* YOUR OBJECTIVE
Each line containing the word "this" should be found and copied.

* INFORMATION SHOWN
____

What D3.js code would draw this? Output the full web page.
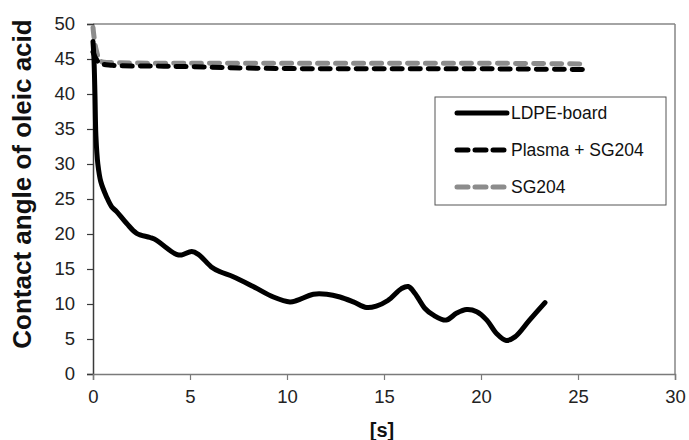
<!DOCTYPE html>
<html><head><meta charset="utf-8">
<script src="https://cdn.jsdelivr.net/npm/d3@7"></script>
<style>body{margin:0;background:#fff}svg{display:block;font-family:"Liberation Sans",Arial,sans-serif}</style>
</head><body><svg id="c" width="689" height="440"></svg>
<script>
const seriesNames = ["LDPE-board", "Plasma + SG204", "SG204"];
const ldpeT = [0,0.05,0.1,0.15,0.25,0.4,0.7,0.96,1.22,1.74,2.25,2.94,3.28,3.8,4.3,4.57,5.09,5.43,6.1,6.55,7.23,8.26,9.3,10.15,10.5,11.36,12.05,12.73,13.42,14.1,14.6,15.2,15.9,16.25,16.6,17.1,17.55,18.2,18.75,19.26,19.78,20.3,20.8,21.3,21.75,22.5,23.3];
const ldpeV = [47.5,45,40,34,30,27.5,25.3,23.9,23.2,21.5,20.1,19.5,19.1,18.0,17.1,17.0,17.5,17.1,15.3,14.6,13.9,12.5,11.0,10.3,10.5,11.4,11.4,11.0,10.3,9.5,9.7,10.5,12.2,12.5,11.5,9.4,8.4,7.7,8.7,9.2,8.9,7.7,5.8,4.8,5.3,7.7,10.2];
const plasmaT = [0,0.3,1,3,5,8,12,16,20,25.3];
const plasmaV = [46,44.5,44.1,44.0,43.9,43.7,43.6,43.6,43.6,43.5];
const sgT = [0,0.15,0.4,1,5,10,15,20,25.2];
const sgV = [49.5,46.5,44.7,44.5,44.4,44.4,44.4,44.4,44.3];
const xTicks = [0,5,10,15,20,25,30];
const yTicks = [0,5,10,15,20,25,30,35,40,45,50];

const svg = d3.select("#c");
const L=93, R=675, T=24, B=374;
const x = d3.scaleLinear().domain([0,30]).range([L,R]);
const y = d3.scaleLinear().domain([0,50]).range([B,T]);

// frame top/right
svg.append("line").attr("x1",L).attr("x2",R).attr("y1",T).attr("y2",T).attr("stroke","#868686").attr("stroke-width",1.5);
svg.append("line").attr("x1",R).attr("x2",R).attr("y1",T).attr("y2",B).attr("stroke","#868686").attr("stroke-width",1.5);

// axes
const yAxis = svg.append("g").attr("transform",`translate(${L},0)`)
  .call(d3.axisLeft(y).tickValues(yTicks).tickSize(6).tickPadding(12).tickFormat(d3.format("d")));
yAxis.select(".domain").attr("stroke","#3a3a3a").attr("stroke-width",1.5);
yAxis.selectAll(".tick line").attr("stroke","#3a3a3a").attr("stroke-width",1.2);
yAxis.selectAll("text").attr("font-size",18.5).attr("fill","#222").attr("font-family","Liberation Sans, Arial");

const xAxis = svg.append("g").attr("transform",`translate(0,${B})`)
  .call(d3.axisBottom(x).tickValues(xTicks).tickSize(6).tickPadding(10).tickFormat(d3.format("d")));
xAxis.select(".domain").attr("stroke","#7a7a7a").attr("stroke-width",1.5);
xAxis.selectAll(".tick line").attr("stroke","#7a7a7a").attr("stroke-width",1.2);
xAxis.selectAll("text").attr("font-size",18.5).attr("fill","#222").attr("font-family","Liberation Sans, Arial");

// titles
svg.append("text").attr("transform",`translate(22,184) rotate(-90)`).attr("text-anchor","middle")
  .attr("dominant-baseline","central").attr("font-weight","bold").attr("font-size",26).attr("fill","#111").text("Contact angle of oleic acid");
svg.append("text").attr("x",382).attr("y",430).attr("text-anchor","middle").attr("dominant-baseline","central")
  .attr("font-weight","bold").attr("font-size",20).attr("fill","#111").text("[s]");

// lines
const line = d3.line().x(d=>x(d[0])).y(d=>y(d[1])).curve(d3.curveCatmullRom.alpha(0.5));
const styles = [
  {color:"#000", dash:null},
  {color:"#000", dash:"10,8"},
  {color:"#8c8c8c", dash:"10,8"}
];
const data = [d3.zip(ldpeT,ldpeV), d3.zip(plasmaT,plasmaV), d3.zip(sgT,sgV)];
[2,1,0].forEach(i=>{
  svg.append("path").datum(data[i]).attr("d",line).attr("fill","none")
    .attr("stroke",styles[i].color).attr("stroke-width",5).attr("stroke-linecap","round").attr("stroke-linejoin","round")
    .attr("stroke-dasharray",styles[i].dash);
});

// legend
const lg = svg.append("g");
lg.append("rect").attr("x",435).attr("y",97).attr("width",231).attr("height",108).attr("fill","#fff").attr("stroke","#555").attr("stroke-width",1);
const rowsY=[113,150,187];
seriesNames.forEach((n,i)=>{
  lg.append("line").attr("x1",457).attr("x2",507).attr("y1",rowsY[i]).attr("y2",rowsY[i])
    .attr("stroke",styles[i].color).attr("stroke-width",5).attr("stroke-linecap","round").attr("stroke-dasharray",styles[i].dash?"11,7":null);
  lg.append("text").attr("x",511).attr("y",rowsY[i]).attr("dominant-baseline","central").attr("font-size",17.5).attr("fill","#111").text(n);
});
</script></body></html>
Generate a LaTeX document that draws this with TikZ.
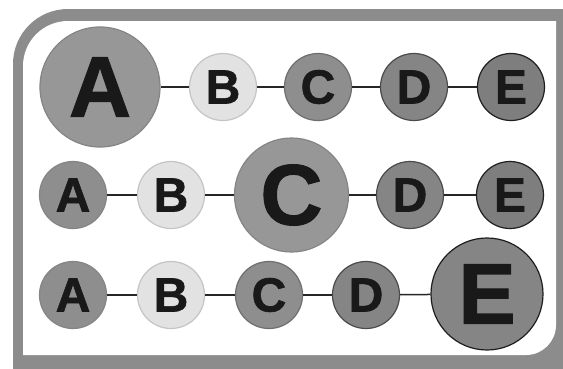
\documentclass[tikz,border=0pt]{standalone}
\usepackage{fontspec}
\setmainfont{Liberation Sans}
\newfontfamily\heavy{Liberation Sans Bold}[FakeBold=1.3]
\definecolor{framegray}{HTML}{8C8C8C}
\definecolor{cA}{HTML}{979797}
\definecolor{cAo}{HTML}{858585}
\definecolor{cB}{HTML}{E2E2E2}
\definecolor{cBo}{HTML}{C4C4C4}
\definecolor{cC}{HTML}{8E8E8E}
\definecolor{cCo}{HTML}{6E6E6E}
\definecolor{cD}{HTML}{858585}
\definecolor{cDo}{HTML}{4A4A4A}
\definecolor{cE}{HTML}{7E7E7E}
\definecolor{cEo}{HTML}{1E1E1E}
\begin{document}
\begin{tikzpicture}[x=1pt,y=-1pt,
  ball/.style={circle,inner sep=0pt,line width=1.2pt,text=black!90,font=\heavy\fontsize{48}{48}\selectfont},
  small/.style={ball,minimum size=67pt},
  big/.style={ball,font=\heavy\fontsize{86}{86}\selectfont},
  ba/.style={fill=cA,draw=cAo},
  bb/.style={fill=cB,draw=cBo},
  bc/.style={fill=cC,draw=cCo},
  bd/.style={fill=cD,draw=cDo},
  be/.style={fill=cE,draw=cEo},
  link/.style={line width=1.5pt,draw=black!85}]
\useasboundingbox (0,0) rectangle (563,368);
\fill[white] (0,0) rectangle (563,368);
% frame: outer gray shape, inner white panel
\fill[framegray] (13,380) -- (13,64) arc[start angle=180,end angle=90,radius=55pt] -- (580,9) -- (580,380) -- cycle;
\fill[white] (23,355) -- (23,66) arc[start angle=180,end angle=90,radius=45pt] -- (556,21) -- (556,325) arc[start angle=0,end angle=-90,radius=30pt] -- cycle;
% row 1
\node[big,ba,minimum size=120pt] (a1) at (100,87) {A};
\node[small,bb] (b1) at (223,87) {B};
\node[small,bc] (c1) at (318,87) {C};
\node[small,bd] (d1) at (414,87) {D};
\node[small,be] (e1) at (511,87) {E};
% row 2
\node[small,ba,fill=cC] (a2) at (73,195) {A};
\node[small,bb] (b2) at (171,195) {B};
\node[big,ba,minimum size=114pt] (c2) at (291.5,195) {C};
\node[small,bd] (d2) at (410,195) {D};
\node[small,be] (e2) at (510,195) {E};
% row 3
\node[small,ba,fill=cC] (a3) at (73,295) {A};
\node[small,bb] (b3) at (171,295) {B};
\node[small,bc] (c3) at (269,295) {C};
\node[small,bd] (d3) at (366,295) {D};
\node[big,be,fill=cD,minimum size=112pt] (e3) at (487,294) {E};
\foreach \r in {1,2,3}{
  \draw[link] (a\r) -- (b\r);
  \draw[link] (b\r) -- (c\r);
  \draw[link] (c\r) -- (d\r);
  \draw[link] (d\r) -- (e\r);
}
\end{tikzpicture}
\end{document}
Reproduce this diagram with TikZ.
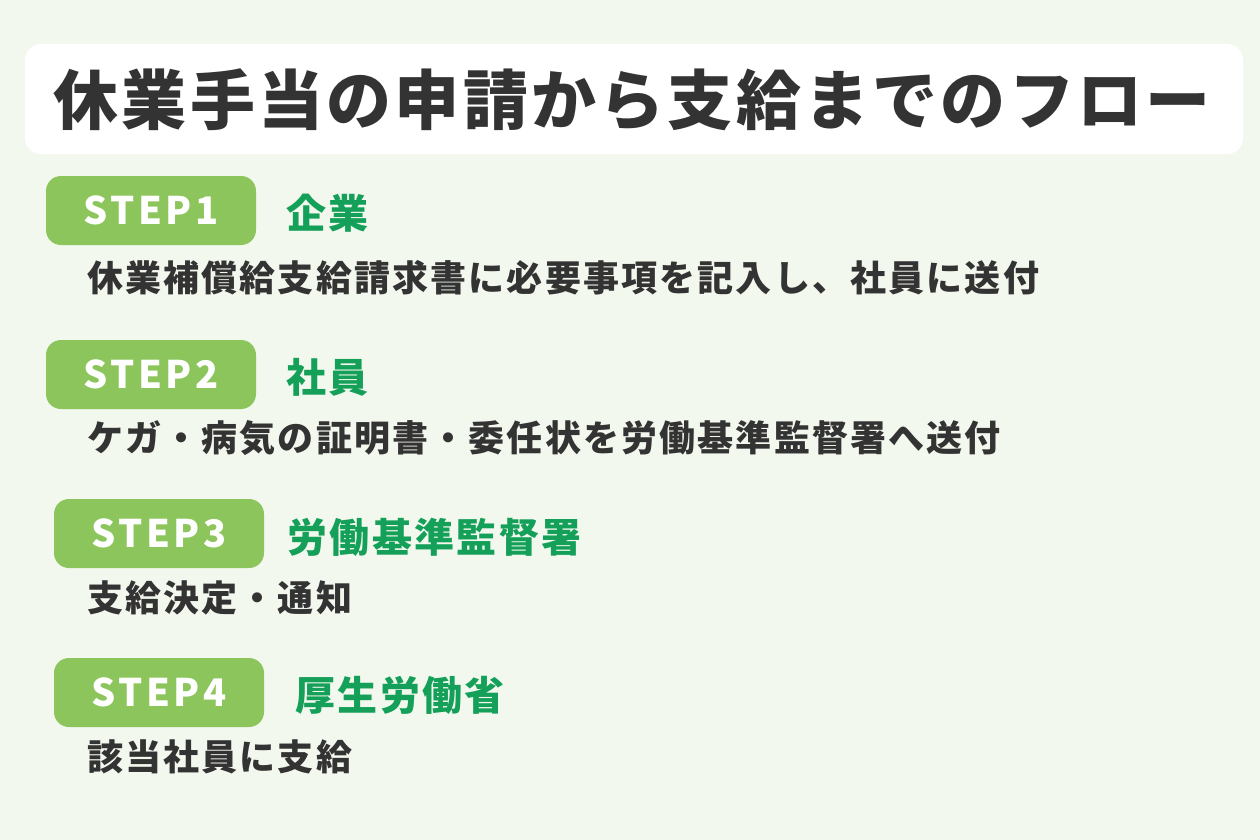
\documentclass[tikz,border=0pt]{standalone}
\usepackage{fontspec}
\setmainfont{Noto Sans CJK JP}
\definecolor{bgc}{HTML}{F3F8EE}
\definecolor{badgegreen}{HTML}{8CC55B}
\definecolor{lblgreen}{HTML}{14A058}
\definecolor{darktext}{HTML}{333333}
\tikzset{
  titlebox/.style={fill=white, rounded corners=16pt, minimum width=1218pt, minimum height=110pt, inner sep=0pt},
  titletext/.style={text=darktext, inner sep=0pt, font=\fontsize{65}{65}\selectfont\bfseries\addfontfeatures{LetterSpace=5}},
  badge/.style={fill=badgegreen, rounded corners=15pt, minimum width=210pt, minimum height=69pt, inner sep=0pt, text=white, font=\fontsize{38}{38}\selectfont\bfseries\addfontfeatures{LetterSpace=9}},
  lbl/.style={anchor=west, inner sep=0pt, text=lblgreen, font=\fontsize{40}{40}\selectfont\bfseries\addfontfeatures{LetterSpace=6}},
  desc/.style={anchor=west, inner sep=0pt, text=darktext, font=\fontsize{36}{36}\selectfont\bfseries\addfontfeatures{LetterSpace=6}}
}
\begin{document}
\begin{tikzpicture}[x=1pt,y=-1pt]
\fill[bgc] (0,0) rectangle (1260,840);
\useasboundingbox (0,0) rectangle (1260,840);
\node[titlebox] (tbox) at (634,99) {};
\node[titletext] (title) at (632,100) {休業手当の申請から支給までのフロー};
% step 1
\node[badge] (s1) at (151,210.5) {STEP1};
\node[lbl] (l1) at (286,213) {企業};
\node[desc] (d1) at (87,278) {休業補償給支給請求書に必要事項を記入し、社員に送付};
% step 2
\node[badge] (s2) at (151,374.5) {STEP2};
\node[lbl] (l2) at (286,377) {社員};
\node[desc] (d2) at (87,438) {ケガ・病気の証明書・委任状を労働基準監督署へ送付};
% step 3
\node[badge] (s3) at (159,533.5) {STEP3};
\node[lbl] (l3) at (287,537) {労働基準監督署};
\node[desc] (d3) at (87,598) {支給決定・通知};
% step 4
\node[badge] (s4) at (159,692.5) {STEP4};
\node[lbl] (l4) at (295,695) {厚生労働省};
\node[desc] (d4) at (87,757) {該当社員に支給};
\end{tikzpicture}
\end{document}
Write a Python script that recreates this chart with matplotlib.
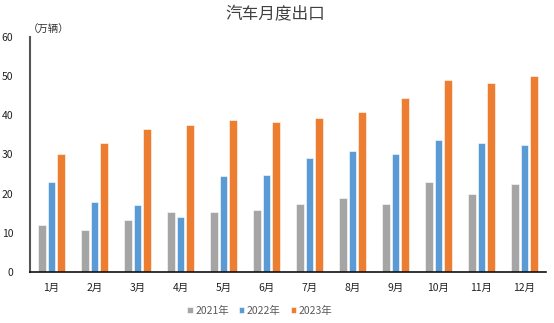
import matplotlib
matplotlib.use('Agg')
import matplotlib.pyplot as plt
import numpy as np

plt.rcParams['font.family'] = ['Noto Sans CJK SC', 'DejaVu Sans']

months = ['1月', '2月', '3月', '4月', '5月', '6月', '7月', '8月', '9月', '10月', '11月', '12月']
exports_2021 = [11.9, 10.6, 13.3, 15.2, 15.2, 15.8, 17.4, 18.8, 17.3, 23.1, 20.0, 22.4]
exports_2022 = [23.1, 18.0, 17.0, 14.0, 24.4, 24.8, 29.1, 30.8, 30.1, 33.7, 33.0, 32.3]
exports_2023 = [30.1, 33.0, 36.4, 37.5, 38.9, 38.2, 39.2, 40.8, 44.5, 48.9, 48.2, 50.0]
series_names = ['2021年', '2022年', '2023年']
colors = ['#A5A5A5', '#5B9BD5', '#ED7D31']

fig = plt.figure(figsize=(5.54, 3.23), dpi=100)
ax = fig.add_axes([30 / 554, 1 - 272 / 323, 516 / 554, 235 / 323])

x = np.arange(len(months))
w = 0.18
for i, (vals, name, c) in enumerate(zip([exports_2021, exports_2022, exports_2023], series_names, colors)):
    ax.bar(x + (i - 1) * 0.225, vals, width=w, color=c, edgecolor='white', linewidth=0.4, label=name)

ax.set_xlim(-0.5, len(months) - 0.5)
ax.set_ylim(0, 60)
ax.set_yticks(range(0, 61, 10))
ax.set_xticks(x)
ax.set_xticklabels(months)
ax.tick_params(axis='both', length=0, labelsize=7.5, colors='#222222')
ax.tick_params(axis='x', pad=8)
ax.tick_params(axis='y', pad=12)

for s in ['top', 'right']:
    ax.spines[s].set_visible(False)
ax.spines['left'].set_color('#555555')
ax.spines['left'].set_linewidth(1.5)
ax.spines['bottom'].set_color('#111111')
ax.spines['bottom'].set_linewidth(1.2)

fig.text(275 / 554, 1 - 15 / 323, '汽车月度出口', ha='center', va='center', fontsize=12, color='#404040')
fig.text(28 / 554, 1 - 30 / 323, '（万辆）', ha='left', va='center', fontsize=7.5, color='#333333')

fig.legend(loc='center', bbox_to_anchor=(260 / 554, 1 - 311 / 323), ncol=3, frameon=False,
           fontsize=7.5, handlelength=0.5, handleheight=0.5, handletextpad=0.25,
           columnspacing=1.0, labelcolor='#595959')

fig.savefig('out.png', dpi=100)
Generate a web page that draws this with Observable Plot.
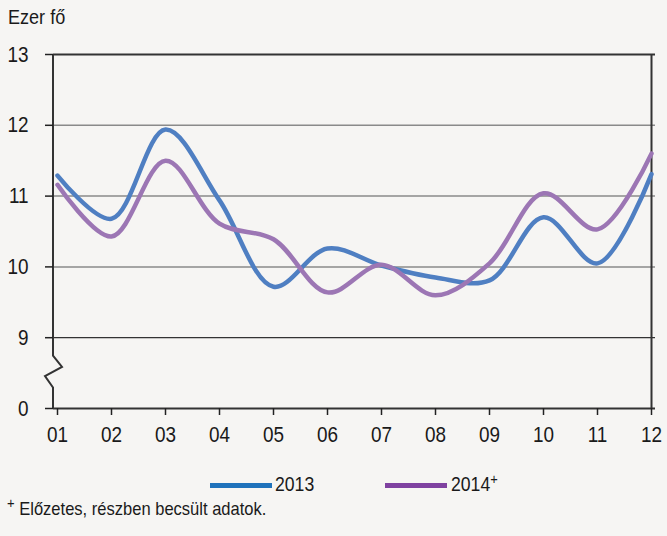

____

* OUTPUT OF THE TASK
What D3.js code would draw this? Output the full web page.
Generate a LaTeX document that draws this with TikZ.
Reproduce this diagram with TikZ.
Write a Python script that recreates this chart with matplotlib.
Generate a web page that draws this with Observable Plot.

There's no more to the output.